В двух веках. Жизненный отчет российского государственного и политического деятеля, члена Второй Государственной думы (Гессен) - страница 215

Невыносимый гнет заставил наконец подумать о сплочении и организации: инициатором явился представитель оштрафованной на 10 000 рублей газеты «День» П. Е. Щеголев, известный пушкинист. За обедом у «Медведя» состоялось первое собрание редакторов петербургских ежедневных газет, о котором так живо напоминает подаренный мне уже здесь фотографический снимок. Большинство было мне до того незнакомо, и чем внимательнее я вглядывался в руководителей общественного мнения, тем жирнее расплывался перед глазами вопросительный знак, тем сложнее казалась загадочная картинка.

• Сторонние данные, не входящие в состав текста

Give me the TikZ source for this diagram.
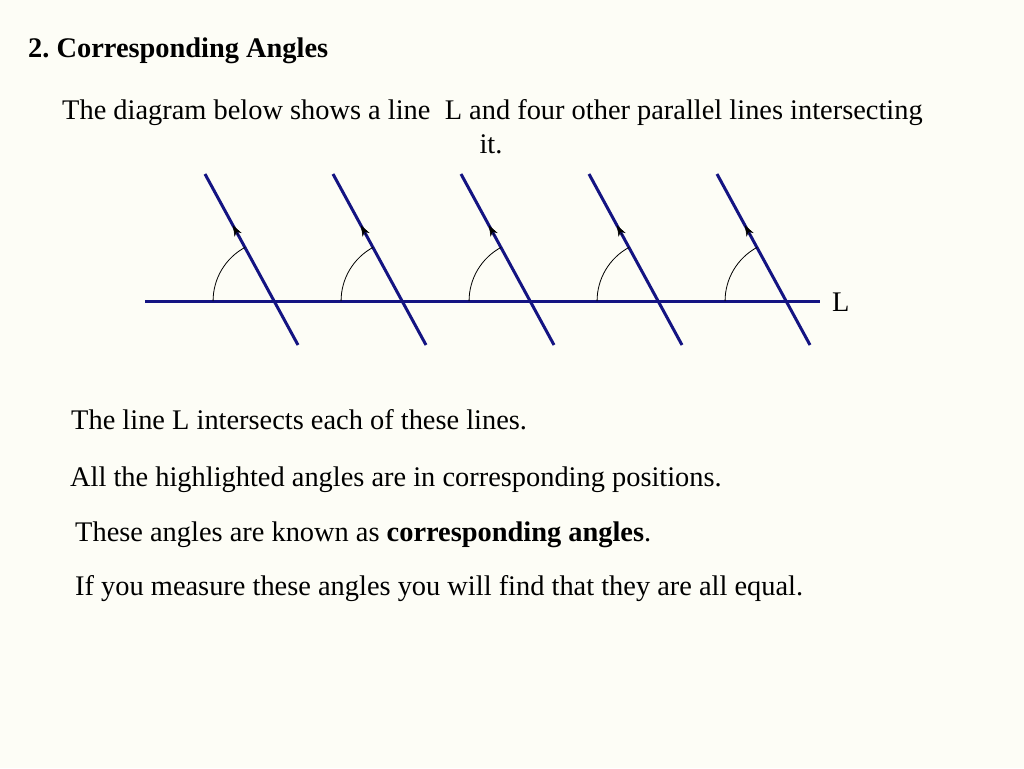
\documentclass[tikz,border=0pt]{standalone}
\usepackage{fontspec}
\setmainfont{Liberation Serif}
\frenchspacing
\usetikzlibrary{calc,arrows.meta}
\definecolor{paper}{RGB}{253,253,246}
\definecolor{navy}{RGB}{20,20,130}
\tikzset{
  txt/.style={anchor=base west,inner sep=0pt,font=\fontsize{28.4}{34}\selectfont},
  heavy/.style={navy,line width=3pt},
  angarc/.style={black,line width=0.8pt},
  dirtip/.style={black,line width=0.6pt,-{Stealth[length=11pt,width=8pt]}}
}
\begin{document}
\begin{tikzpicture}[x=1pt,y=-1pt]
  \fill[paper] (0,0) rectangle (1024,768);
  \useasboundingbox (0,0) rectangle (1024,768);
  % texts
  \node[txt,font=\fontsize{28.4}{34}\selectfont\bfseries] (title) at (28,58) {2. Corresponding Angles};
  \node[txt] (intro) at (62,119) {The diagram below shows a line~ L and four other parallel lines intersecting};
  \node[anchor=base,inner sep=0pt,font=\fontsize{28.4}{34}\selectfont] (intro2) at (491,153) {it.};
  \node[txt] (t1) at (71,429) {The line L intersects each of these lines.};
  \node[txt] (t2) at (70,486) {All the highlighted angles are in corresponding positions.};
  \node[txt] (t3) at (75,541) {These angles are known as \textbf{corresponding angles}.};
  \node[txt] (t4) at (75,595) {If you measure these angles you will find that they are all equal.};
  % the line L
  \coordinate (Lw) at (145,301);
  \coordinate (Le) at (820,301);
  \draw[heavy] (Lw) -- (Le);
  \node[txt] (lab) at (832,311) {L};
  % parallel lines
  \foreach \i in {0,...,4}{
    \coordinate (T\i) at (205+128*\i,174);
    \coordinate (B\i) at (298+128*\i,345);
    \coordinate (X\i) at ($(T\i)!0.7427!(B\i)$);
    \coordinate (A\i) at ($(T\i)!0.36!(B\i)$);
    \coordinate (H\i) at ($(T\i)!0.30!(B\i)$);
    \draw[heavy] (T\i) -- (B\i);
    \draw[angarc] (X\i) ++(180:61) arc[start angle=180,end angle=241.5,radius=61];
    \draw[dirtip] (A\i) -- (H\i);
  }
\end{tikzpicture}
\end{document}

Вот два брата Суворины, унаследовавшие от талантливого отца созданное его руками крупнейшее газетное и книжное предприятие, – не следует удивляться, если они оказались не на своем месте. Старшего отцовское завещание предусмотрительно назначило пожизненным редактором, и это была бы весьма приятная синекура, если бы вместе с хомутом редакторских функций, в который никому и в голову не приходило впрягать его, можно было еще освободиться от представительствования, требовавшего напористости, инициативы, разговоров, а его стихией было мрачное молчание. Но неусыпная природа с лихвой возместила это молчание болезненной говорливостью младшего брата, подстегиваемой азартным употреблением алкоголя. Азарт лежал на всем его поведении, и запальчивость, с какой его вечерняя газета травила немцев – крупные промышленные предприятия, – трудно было объяснить одной патриотической ревностью. Случайное исключение мог представлять и князь Э. Э. Ухтомский – он сопровождал Николая II, в бытность его наследником, в путешествии на Дальний Восток, которое потом в высокопарных выражениях описал в роскошно изданном томе[79], после чего и получил в аренду казенный орган «Санкт-Петербургские ведомости». В противоположность такому же московскому органу «Московские ведомости», «Петербургские ведомости» ни малейшим влиянием не пользовались, мало читались, но представляли собой выгодное коммерческое предприятие, так как там печатались хорошо оплачиваемые казенные объявления. Внешность маленького пухленького замухрыжки ничем не выдавала аристократического происхождения, он, казалось, и княжеское достоинство держал в аренде.

В общем, наследование, родство и связи не могли играть заметной роли в журнальной среде, тут, напротив, было много самородков, своим горбом добивавшихся выдающихся успехов на газетном поприще. Я уже упоминал о Проппере и Сытине, таким же был и редактор «Петербургской газеты» С. Н. Худеков, которым я всегда любовался, как музейным сокровищем. Высокий, не по летам (ему было уже под восемьдесят) стройный и бодрый, с пышными усами на вытянутом, с резкими чертами лице… Его роскошный особняк содержал богатое собрание картин, замечательные коллекции старинного серебра, но больше всего он гордился единственной, по его словам, коллекцией фарфоровых статуэток, изображавших балерин. Радушный хозяин, он усердно потчевал и всегда приготовлял сюрприз в виде «бутылочки» какого-нибудь необыкновенного вина. Мне он неизменно объяснялся в любви, уверял, что читает не свою газету, а «Речь», которая ведется прекрасно, за исключением, однако, «пристрастного городского отдела». Он был гласным Городской думы, принадлежал к партии так называемых стародумцев, склонных по старинке смешивать городское хозяйство со своей вотчиной. «Речь» вела войну с ними, и, вероятно, неумеренные похвалы должны были склонить меня к тому, чтобы «пристрастие» упразднить или хотя бы смягчить. «Петербургская газета» живописала общественный и домашний быт. Эти описания почтительно читались обывателями, вплоть до швейцаров и старших дворников, но за ними ревниво следили и сановники, вплоть до министров и их жен – упомянуто ли их присутствие на балу или параде, точно ли описано платье супруги и дана ли ему достойная оценка.